The third egg is part of an Endangered Species series. This one features a bald eagle that can be removed on its magnetized platform. It's one of Bennett's personal favorites. Plus, he says, "whenever one was sold, a portion of the proceeds went to groups working to preserve those species."
What makes these eggs even more special, says Bennett, is that they are among the last of their kind. These pieces have a value ranging from about $32,000 to about $60,000, and Faberge is going to discontinue making eggs at this price point, he says. "No one knows for sure what the new price point will be, but it will be more exclusive, perhaps in the quarter-million-dollar range."
So, he says, there has been quite a fervor among some dealers, trying to buy up as many as they can. "We could easily have sold these to dealers looking to flip them for a profit," he says, "but, and I know it sounds kind of corny, I'm more interested in looking for a good home for them, where the craftsmanship and beauty will be truly appreciated."

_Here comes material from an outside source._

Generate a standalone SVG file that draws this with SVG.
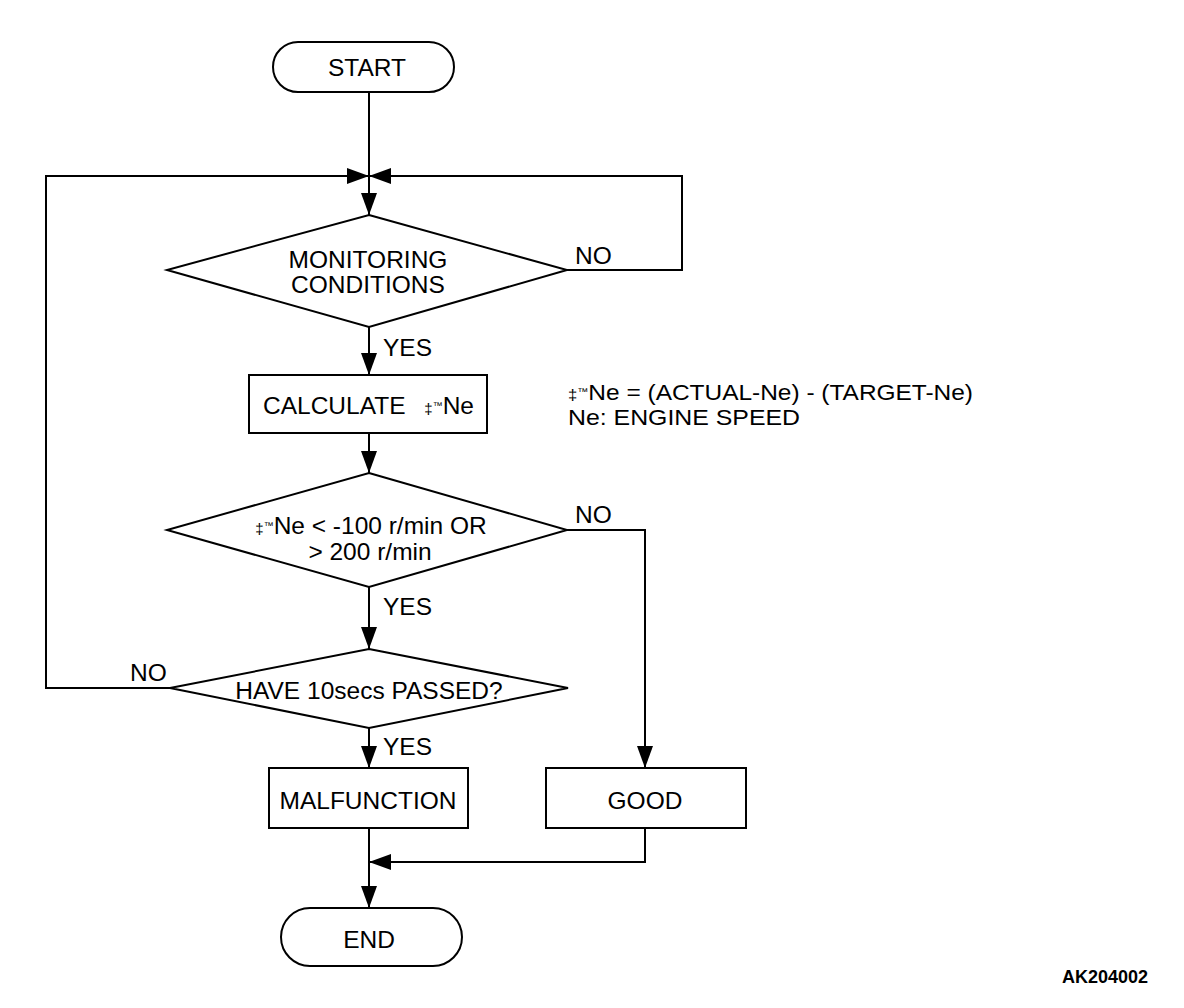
<svg xmlns="http://www.w3.org/2000/svg" width="1184" height="1008" viewBox="0 0 1184 1008">
<style>
.s{fill:#fff;stroke:#000;stroke-width:2}
.c{fill:none;stroke:#000;stroke-width:2}
text{font-family:"Liberation Sans",Arial,sans-serif;font-size:24.5px;fill:#000}
.m{text-anchor:middle}
.n{font-size:22px}
.g1{font-size:15px}
.g2{font-size:10px}
.b{font-weight:bold;font-size:18px}
</style>
<defs>
<marker id="arr" viewBox="0 0 22 16" refX="22" refY="8" markerWidth="22" markerHeight="16" markerUnits="userSpaceOnUse" orient="auto">
<path d="M0,0 L22,8 L0,16 Z" fill="#000"/>
</marker>
</defs>
<rect width="1184" height="1008" fill="#fff"/>
<g id="connectors">
<path class="c" d="M369,92 L369,215" marker-end="url(#arr)"/>
<path class="c" d="M170,688 L46,688 L46,176 L369,176" marker-end="url(#arr)"/>
<path class="c" d="M567,270 L682,270 L682,176 L369,176" marker-end="url(#arr)"/>
<path class="c" d="M369,327 L369,375" marker-end="url(#arr)"/>
<path class="c" d="M369,433 L369,473" marker-end="url(#arr)"/>
<path class="c" d="M567,530 L645,530 L645,768" marker-end="url(#arr)"/>
<path class="c" d="M369,587 L369,649" marker-end="url(#arr)"/>
<path class="c" d="M369,728 L369,768" marker-end="url(#arr)"/>
<path class="c" d="M369,828 L369,908" marker-end="url(#arr)"/>
<path class="c" d="M645,828 L645,862 L369,862" marker-end="url(#arr)"/>
<text x="575" y="264">NO</text>
<text x="383" y="356">YES</text>
<text x="575" y="523">NO</text>
<text x="383" y="615">YES</text>
<text x="130" y="681">NO</text>
<text x="383" y="755">YES</text>
</g>
<g id="start">
<rect class="s" x="273" y="42" width="181" height="50" rx="25"/>
<text class="m" x="367" y="76">START</text>
</g>
<g id="monitoring">
<polygon class="s" points="369,215 567,270 369,327 167,270"/>
<text class="m" x="368" y="268">MONITORING</text>
<text class="m" x="368" y="293">CONDITIONS</text>
</g>
<g id="calculate">
<rect class="s" x="249" y="375" width="238" height="58"/>
<text x="263" y="414">CALCULATE <tspan class="g1" dx="12">‡</tspan><tspan class="g2" dy="-5">™</tspan><tspan dy="5">Ne</tspan></text>
</g>
<g id="note">
<text class="n" x="568" y="400" textLength="405" lengthAdjust="spacingAndGlyphs"><tspan class="g1">‡</tspan><tspan class="g2" dy="-5">™</tspan><tspan dy="5">Ne = (ACTUAL-Ne) - (TARGET-Ne)</tspan></text>
<text class="n" x="568" y="425" textLength="232" lengthAdjust="spacingAndGlyphs">Ne: ENGINE SPEED</text>
</g>
<g id="check">
<polygon class="s" points="369,473 567,530 369,587 167,530"/>
<text class="m" x="371" y="534"><tspan class="g1">‡</tspan><tspan class="g2" dy="-5">™</tspan><tspan dy="5">Ne &lt; -100 r/min OR</tspan></text>
<text class="m" x="370" y="560">&gt; 200 r/min</text>
</g>
<g id="passed">
<polygon class="s" points="369,649 568,688 369,728 170,688"/>
<text class="m" x="369" y="699">HAVE 10secs PASSED?</text>
</g>
<g id="malfunction">
<rect class="s" x="269" y="768" width="199" height="60"/>
<text class="m" x="368" y="809">MALFUNCTION</text>
</g>
<g id="good">
<rect class="s" x="546" y="768" width="200" height="60"/>
<text class="m" x="645" y="809">GOOD</text>
</g>
<g id="end">
<rect class="s" x="281" y="908" width="181" height="58" rx="29"/>
<text class="m" x="369" y="948">END</text>
</g>
<text class="b" x="1148" y="983" text-anchor="end">AK204002</text>
</svg>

He feels a sense of obligation to the founders of the company, he says. "Obert Tanner was a lover of beauty. When I first saw these eggs, I knew that if they had been available in Obert's time, he would have mandated that we carry them. He would have wanted Salt Lakers to see them."
Nor is the cachet of the Faberge name limited to eggs; the company also does remarkable jewelry, ranging from egg-shaped pendants, some of which open to a surprise inside, to a bib-style "parapluie" necklace of enameled discs inspired by Japanese parasols that is one of only 12 in the world. The company is also famous for its time pieces that feature the trademark enamel work.
The very name Faberge conjures up such tradition, such passion, he says.
"My dream is to someday bring an exhibition of the Imperial eggs to Salt Lake. It would be impossible to bring them all, but there are some in private collections that might work. I'd love to bring in some craftsmen and authors of their history to let people learn more about these remarkable works of art."
And that's truly how to look at them, he says. "Many people put them in the same genre as a Picasso or Van Gogh. They are objects of art."